**Your objective**
Drop the pictures, then extract the listing word for word.

**Supplied material**
* Begin *

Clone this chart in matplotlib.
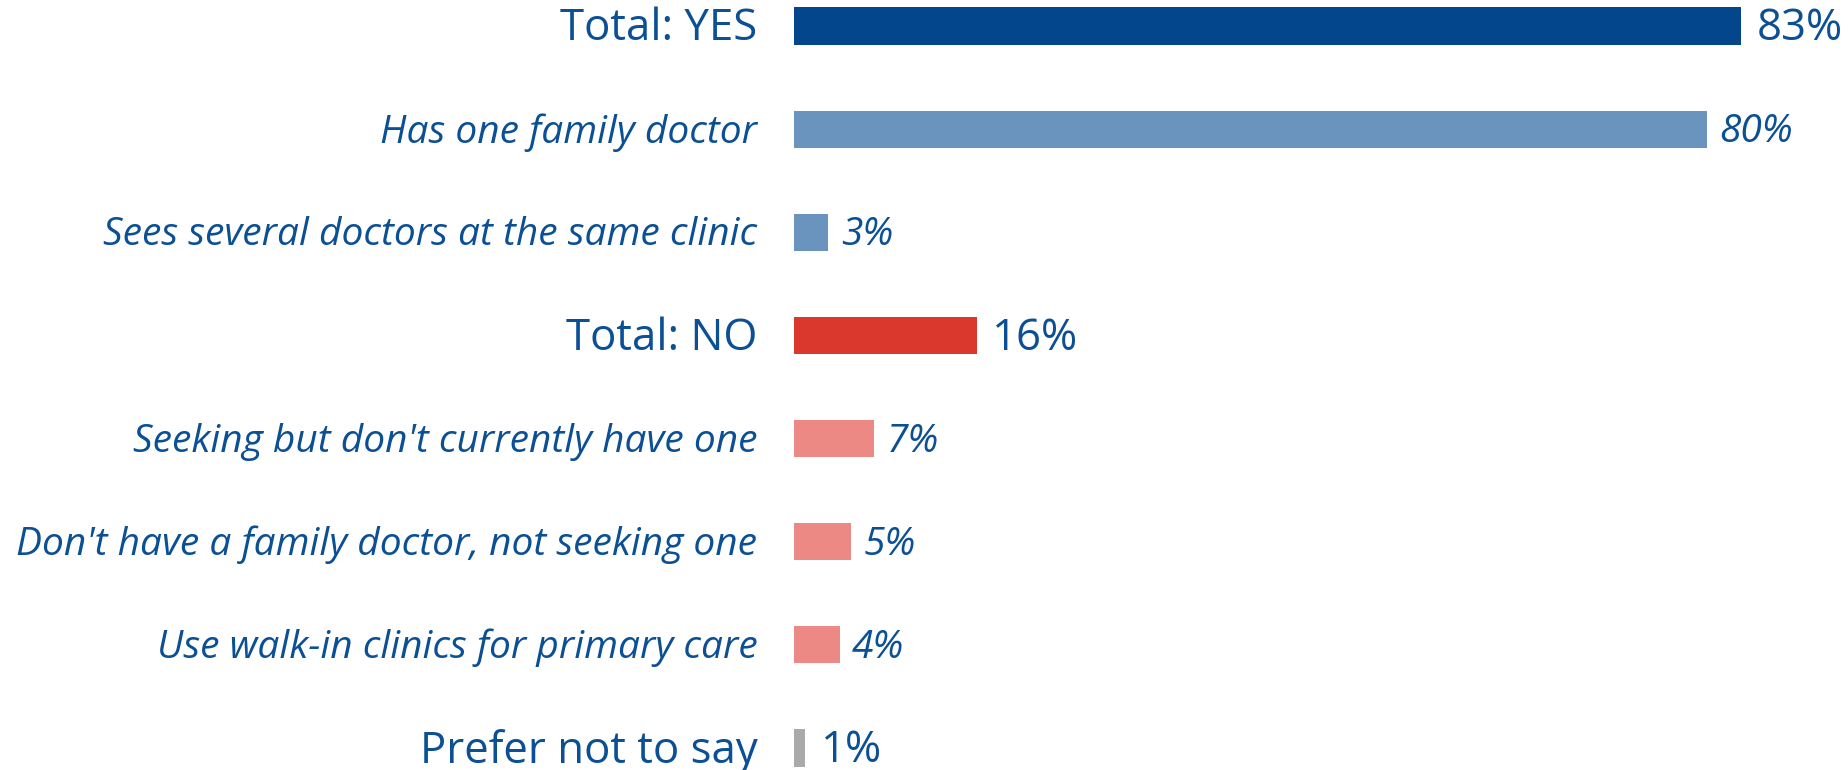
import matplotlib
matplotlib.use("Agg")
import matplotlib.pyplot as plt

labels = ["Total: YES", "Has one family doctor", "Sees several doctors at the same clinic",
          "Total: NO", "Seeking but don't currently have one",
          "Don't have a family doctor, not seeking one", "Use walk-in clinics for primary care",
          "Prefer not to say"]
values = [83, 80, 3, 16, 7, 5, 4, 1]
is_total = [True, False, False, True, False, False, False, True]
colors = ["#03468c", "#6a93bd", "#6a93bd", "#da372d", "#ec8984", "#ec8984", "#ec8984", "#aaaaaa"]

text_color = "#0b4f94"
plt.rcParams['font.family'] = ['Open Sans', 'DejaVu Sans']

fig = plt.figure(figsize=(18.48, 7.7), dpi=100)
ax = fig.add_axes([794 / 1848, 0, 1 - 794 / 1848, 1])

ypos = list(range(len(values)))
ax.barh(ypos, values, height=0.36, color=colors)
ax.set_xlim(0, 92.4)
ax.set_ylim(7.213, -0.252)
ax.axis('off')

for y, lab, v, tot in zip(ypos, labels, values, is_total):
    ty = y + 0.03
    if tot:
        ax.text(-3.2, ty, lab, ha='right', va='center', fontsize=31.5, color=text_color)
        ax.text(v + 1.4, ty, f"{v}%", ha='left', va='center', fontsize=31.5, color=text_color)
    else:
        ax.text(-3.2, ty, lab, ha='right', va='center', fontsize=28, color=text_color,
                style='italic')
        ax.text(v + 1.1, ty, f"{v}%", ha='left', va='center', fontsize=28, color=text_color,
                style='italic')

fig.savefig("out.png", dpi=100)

* End *

**Result of this exercise**
Clone this chart in matplotlib.
import matplotlib
matplotlib.use("Agg")
import matplotlib.pyplot as plt

labels = ["Total: YES", "Has one family doctor", "Sees several doctors at the same clinic",
          "Total: NO", "Seeking but don't currently have one",
          "Don't have a family doctor, not seeking one", "Use walk-in clinics for primary care",
          "Prefer not to say"]
values = [83, 80, 3, 16, 7, 5, 4, 1]
is_total = [True, False, False, True, False, False, False, True]
colors = ["#03468c", "#6a93bd", "#6a93bd", "#da372d", "#ec8984", "#ec8984", "#ec8984", "#aaaaaa"]

text_color = "#0b4f94"
plt.rcParams['font.family'] = ['Open Sans', 'DejaVu Sans']

fig = plt.figure(figsize=(18.48, 7.7), dpi=100)
ax = fig.add_axes([794 / 1848, 0, 1 - 794 / 1848, 1])

ypos = list(range(len(values)))
ax.barh(ypos, values, height=0.36, color=colors)
ax.set_xlim(0, 92.4)
ax.set_ylim(7.213, -0.252)
ax.axis('off')

for y, lab, v, tot in zip(ypos, labels, values, is_total):
    ty = y + 0.03
    if tot:
        ax.text(-3.2, ty, lab, ha='right', va='center', fontsize=31.5, color=text_color)
        ax.text(v + 1.4, ty, f"{v}%", ha='left', va='center', fontsize=31.5, color=text_color)
    else:
        ax.text(-3.2, ty, lab, ha='right', va='center', fontsize=28, color=text_color,
                style='italic')
        ax.text(v + 1.1, ty, f"{v}%", ha='left', va='center', fontsize=28, color=text_color,
                style='italic')

fig.savefig("out.png", dpi=100)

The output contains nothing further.